== Record set ==

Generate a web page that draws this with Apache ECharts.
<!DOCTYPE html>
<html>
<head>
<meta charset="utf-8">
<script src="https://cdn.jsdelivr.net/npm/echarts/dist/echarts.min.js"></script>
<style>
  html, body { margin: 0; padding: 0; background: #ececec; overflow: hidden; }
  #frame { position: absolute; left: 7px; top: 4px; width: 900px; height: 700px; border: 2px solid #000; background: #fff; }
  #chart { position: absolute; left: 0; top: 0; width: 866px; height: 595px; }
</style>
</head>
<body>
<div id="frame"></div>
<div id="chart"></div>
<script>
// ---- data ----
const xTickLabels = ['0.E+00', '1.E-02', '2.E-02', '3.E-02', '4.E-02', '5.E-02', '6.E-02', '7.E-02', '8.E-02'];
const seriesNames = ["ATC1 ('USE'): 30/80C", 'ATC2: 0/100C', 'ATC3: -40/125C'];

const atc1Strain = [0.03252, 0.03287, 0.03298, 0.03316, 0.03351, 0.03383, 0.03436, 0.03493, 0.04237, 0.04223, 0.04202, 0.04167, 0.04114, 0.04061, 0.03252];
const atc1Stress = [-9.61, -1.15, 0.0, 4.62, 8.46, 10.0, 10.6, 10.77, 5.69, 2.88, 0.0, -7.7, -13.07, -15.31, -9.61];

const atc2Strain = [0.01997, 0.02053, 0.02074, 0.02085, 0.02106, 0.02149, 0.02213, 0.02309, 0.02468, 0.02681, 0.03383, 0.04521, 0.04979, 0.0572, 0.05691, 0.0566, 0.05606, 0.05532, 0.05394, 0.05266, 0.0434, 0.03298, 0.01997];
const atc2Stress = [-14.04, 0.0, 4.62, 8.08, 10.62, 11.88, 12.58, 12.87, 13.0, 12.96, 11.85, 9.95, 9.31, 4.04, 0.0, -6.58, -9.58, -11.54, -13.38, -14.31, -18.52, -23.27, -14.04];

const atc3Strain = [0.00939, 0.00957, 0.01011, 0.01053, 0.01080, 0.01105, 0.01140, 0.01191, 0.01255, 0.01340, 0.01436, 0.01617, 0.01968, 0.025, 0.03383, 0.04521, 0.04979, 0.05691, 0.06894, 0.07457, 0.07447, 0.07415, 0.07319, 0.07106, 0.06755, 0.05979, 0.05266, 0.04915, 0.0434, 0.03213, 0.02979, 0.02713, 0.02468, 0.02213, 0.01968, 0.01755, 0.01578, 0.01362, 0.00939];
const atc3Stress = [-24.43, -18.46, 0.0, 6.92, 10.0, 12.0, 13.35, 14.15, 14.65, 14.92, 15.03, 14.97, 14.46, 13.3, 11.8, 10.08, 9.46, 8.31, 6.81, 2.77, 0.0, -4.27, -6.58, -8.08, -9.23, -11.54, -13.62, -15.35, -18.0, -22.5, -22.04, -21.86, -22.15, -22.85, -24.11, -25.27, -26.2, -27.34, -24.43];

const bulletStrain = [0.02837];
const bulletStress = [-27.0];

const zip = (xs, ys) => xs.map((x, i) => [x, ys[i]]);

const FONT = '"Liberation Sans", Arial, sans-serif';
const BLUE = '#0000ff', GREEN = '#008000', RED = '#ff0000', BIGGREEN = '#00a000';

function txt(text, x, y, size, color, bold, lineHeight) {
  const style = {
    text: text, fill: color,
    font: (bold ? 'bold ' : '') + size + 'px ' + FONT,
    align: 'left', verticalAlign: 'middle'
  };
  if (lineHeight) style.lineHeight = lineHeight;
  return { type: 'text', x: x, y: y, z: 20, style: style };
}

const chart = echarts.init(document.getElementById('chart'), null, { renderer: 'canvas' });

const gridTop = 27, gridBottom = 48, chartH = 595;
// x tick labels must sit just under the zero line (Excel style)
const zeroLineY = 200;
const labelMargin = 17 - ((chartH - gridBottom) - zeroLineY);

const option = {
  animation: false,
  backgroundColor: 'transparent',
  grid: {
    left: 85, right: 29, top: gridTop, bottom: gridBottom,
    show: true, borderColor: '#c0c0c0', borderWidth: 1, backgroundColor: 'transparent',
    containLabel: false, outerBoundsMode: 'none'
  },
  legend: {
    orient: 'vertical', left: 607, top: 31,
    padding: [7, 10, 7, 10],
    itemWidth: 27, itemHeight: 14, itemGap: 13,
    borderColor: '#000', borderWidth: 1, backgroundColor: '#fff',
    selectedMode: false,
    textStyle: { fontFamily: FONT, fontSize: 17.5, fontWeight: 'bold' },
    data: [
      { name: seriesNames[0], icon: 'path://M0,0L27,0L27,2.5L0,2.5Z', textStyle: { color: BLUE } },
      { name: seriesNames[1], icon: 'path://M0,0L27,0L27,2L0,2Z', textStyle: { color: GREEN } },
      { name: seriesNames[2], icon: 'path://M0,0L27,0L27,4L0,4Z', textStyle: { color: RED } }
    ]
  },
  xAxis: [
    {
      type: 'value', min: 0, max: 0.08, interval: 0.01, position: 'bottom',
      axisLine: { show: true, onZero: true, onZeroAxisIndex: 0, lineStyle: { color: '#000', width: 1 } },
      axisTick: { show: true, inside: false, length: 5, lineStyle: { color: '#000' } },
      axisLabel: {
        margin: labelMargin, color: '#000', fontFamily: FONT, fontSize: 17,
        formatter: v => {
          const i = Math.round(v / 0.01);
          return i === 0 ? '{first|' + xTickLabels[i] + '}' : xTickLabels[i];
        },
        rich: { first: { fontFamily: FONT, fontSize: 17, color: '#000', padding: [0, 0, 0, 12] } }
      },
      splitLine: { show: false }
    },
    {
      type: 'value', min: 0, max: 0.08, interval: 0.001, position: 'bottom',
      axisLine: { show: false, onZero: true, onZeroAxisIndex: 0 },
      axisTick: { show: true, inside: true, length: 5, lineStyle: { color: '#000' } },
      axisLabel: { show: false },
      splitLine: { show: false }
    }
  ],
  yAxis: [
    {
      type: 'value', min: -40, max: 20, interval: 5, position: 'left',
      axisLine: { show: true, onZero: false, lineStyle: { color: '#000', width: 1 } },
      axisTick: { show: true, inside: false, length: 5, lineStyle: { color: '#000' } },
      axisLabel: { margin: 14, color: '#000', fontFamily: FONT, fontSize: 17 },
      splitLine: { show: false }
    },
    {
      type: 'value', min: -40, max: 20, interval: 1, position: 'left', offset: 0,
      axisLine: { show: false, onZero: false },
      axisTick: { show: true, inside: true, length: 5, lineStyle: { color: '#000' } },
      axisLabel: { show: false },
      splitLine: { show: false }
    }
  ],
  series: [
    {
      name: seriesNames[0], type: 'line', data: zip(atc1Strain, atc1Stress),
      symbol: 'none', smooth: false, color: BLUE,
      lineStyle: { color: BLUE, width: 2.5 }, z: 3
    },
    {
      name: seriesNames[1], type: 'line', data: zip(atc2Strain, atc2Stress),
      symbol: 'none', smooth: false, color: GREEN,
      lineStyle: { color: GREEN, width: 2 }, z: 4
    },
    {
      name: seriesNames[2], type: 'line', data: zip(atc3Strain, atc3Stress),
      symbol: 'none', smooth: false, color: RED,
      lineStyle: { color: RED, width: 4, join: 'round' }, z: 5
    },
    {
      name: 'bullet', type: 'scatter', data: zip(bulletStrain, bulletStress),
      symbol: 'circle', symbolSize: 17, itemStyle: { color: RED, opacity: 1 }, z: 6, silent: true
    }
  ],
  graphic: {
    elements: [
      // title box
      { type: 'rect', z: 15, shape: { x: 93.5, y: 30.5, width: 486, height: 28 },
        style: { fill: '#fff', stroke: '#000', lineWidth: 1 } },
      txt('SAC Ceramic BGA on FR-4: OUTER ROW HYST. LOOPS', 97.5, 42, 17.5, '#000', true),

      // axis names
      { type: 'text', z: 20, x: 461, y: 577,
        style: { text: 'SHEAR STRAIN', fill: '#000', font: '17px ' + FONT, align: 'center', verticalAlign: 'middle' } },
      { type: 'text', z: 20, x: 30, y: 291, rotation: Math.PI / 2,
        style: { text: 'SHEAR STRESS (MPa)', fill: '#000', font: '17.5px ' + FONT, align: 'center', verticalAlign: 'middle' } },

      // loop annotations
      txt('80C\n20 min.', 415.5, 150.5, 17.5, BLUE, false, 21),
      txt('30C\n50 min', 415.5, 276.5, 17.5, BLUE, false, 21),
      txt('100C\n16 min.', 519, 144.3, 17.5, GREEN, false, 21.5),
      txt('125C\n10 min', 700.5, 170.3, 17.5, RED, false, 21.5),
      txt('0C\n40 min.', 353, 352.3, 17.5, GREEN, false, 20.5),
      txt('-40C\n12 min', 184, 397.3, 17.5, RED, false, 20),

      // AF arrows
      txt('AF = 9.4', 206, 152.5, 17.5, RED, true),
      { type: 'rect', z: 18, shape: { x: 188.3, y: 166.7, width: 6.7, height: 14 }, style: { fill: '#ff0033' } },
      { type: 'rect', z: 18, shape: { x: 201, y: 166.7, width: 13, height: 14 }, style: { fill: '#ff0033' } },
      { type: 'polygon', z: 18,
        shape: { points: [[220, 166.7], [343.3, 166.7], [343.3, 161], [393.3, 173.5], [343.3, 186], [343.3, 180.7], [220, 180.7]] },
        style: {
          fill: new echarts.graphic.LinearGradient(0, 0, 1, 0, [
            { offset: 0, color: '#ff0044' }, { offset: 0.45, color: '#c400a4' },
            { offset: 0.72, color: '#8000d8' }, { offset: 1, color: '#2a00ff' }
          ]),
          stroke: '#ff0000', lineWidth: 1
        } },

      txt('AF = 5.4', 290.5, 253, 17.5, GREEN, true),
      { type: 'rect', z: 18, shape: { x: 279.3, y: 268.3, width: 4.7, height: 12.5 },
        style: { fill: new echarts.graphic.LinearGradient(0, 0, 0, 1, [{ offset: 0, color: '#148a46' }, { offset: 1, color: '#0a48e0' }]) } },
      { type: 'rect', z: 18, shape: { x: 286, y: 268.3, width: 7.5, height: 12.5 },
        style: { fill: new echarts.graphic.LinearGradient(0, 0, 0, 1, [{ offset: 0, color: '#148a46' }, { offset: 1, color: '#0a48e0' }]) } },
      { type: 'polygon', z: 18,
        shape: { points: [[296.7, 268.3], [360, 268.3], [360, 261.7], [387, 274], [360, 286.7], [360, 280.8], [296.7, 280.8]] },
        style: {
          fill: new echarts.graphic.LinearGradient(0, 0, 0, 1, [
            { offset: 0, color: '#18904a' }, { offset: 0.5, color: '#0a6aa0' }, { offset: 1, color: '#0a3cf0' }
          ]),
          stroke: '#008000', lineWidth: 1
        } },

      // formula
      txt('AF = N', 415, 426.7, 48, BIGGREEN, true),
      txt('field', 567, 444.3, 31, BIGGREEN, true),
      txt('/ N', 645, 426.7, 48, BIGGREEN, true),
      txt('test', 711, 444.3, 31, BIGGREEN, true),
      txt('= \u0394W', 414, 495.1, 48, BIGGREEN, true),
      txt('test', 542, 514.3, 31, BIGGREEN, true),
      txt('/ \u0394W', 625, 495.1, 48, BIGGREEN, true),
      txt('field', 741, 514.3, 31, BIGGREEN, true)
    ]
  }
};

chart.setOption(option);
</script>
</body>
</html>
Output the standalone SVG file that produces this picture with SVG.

===

What you will do »
Everything from the first line above through the line that contains "-13.07, -15.31, -9.61];" should be duplicated exactly, please, and nothing beyond it.

Answer to the task »
Generate a web page that draws this with Apache ECharts.
<!DOCTYPE html>
<html>
<head>
<meta charset="utf-8">
<script src="https://cdn.jsdelivr.net/npm/echarts/dist/echarts.min.js"></script>
<style>
  html, body { margin: 0; padding: 0; background: #ececec; overflow: hidden; }
  #frame { position: absolute; left: 7px; top: 4px; width: 900px; height: 700px; border: 2px solid #000; background: #fff; }
  #chart { position: absolute; left: 0; top: 0; width: 866px; height: 595px; }
</style>
</head>
<body>
<div id="frame"></div>
<div id="chart"></div>
<script>
// ---- data ----
const xTickLabels = ['0.E+00', '1.E-02', '2.E-02', '3.E-02', '4.E-02', '5.E-02', '6.E-02', '7.E-02', '8.E-02'];
const seriesNames = ["ATC1 ('USE'): 30/80C", 'ATC2: 0/100C', 'ATC3: -40/125C'];

const atc1Strain = [0.03252, 0.03287, 0.03298, 0.03316, 0.03351, 0.03383, 0.03436, 0.03493, 0.04237, 0.04223, 0.04202, 0.04167, 0.04114, 0.04061, 0.03252];
const atc1Stress = [-9.61, -1.15, 0.0, 4.62, 8.46, 10.0, 10.6, 10.77, 5.69, 2.88, 0.0, -7.7, -13.07, -15.31, -9.61];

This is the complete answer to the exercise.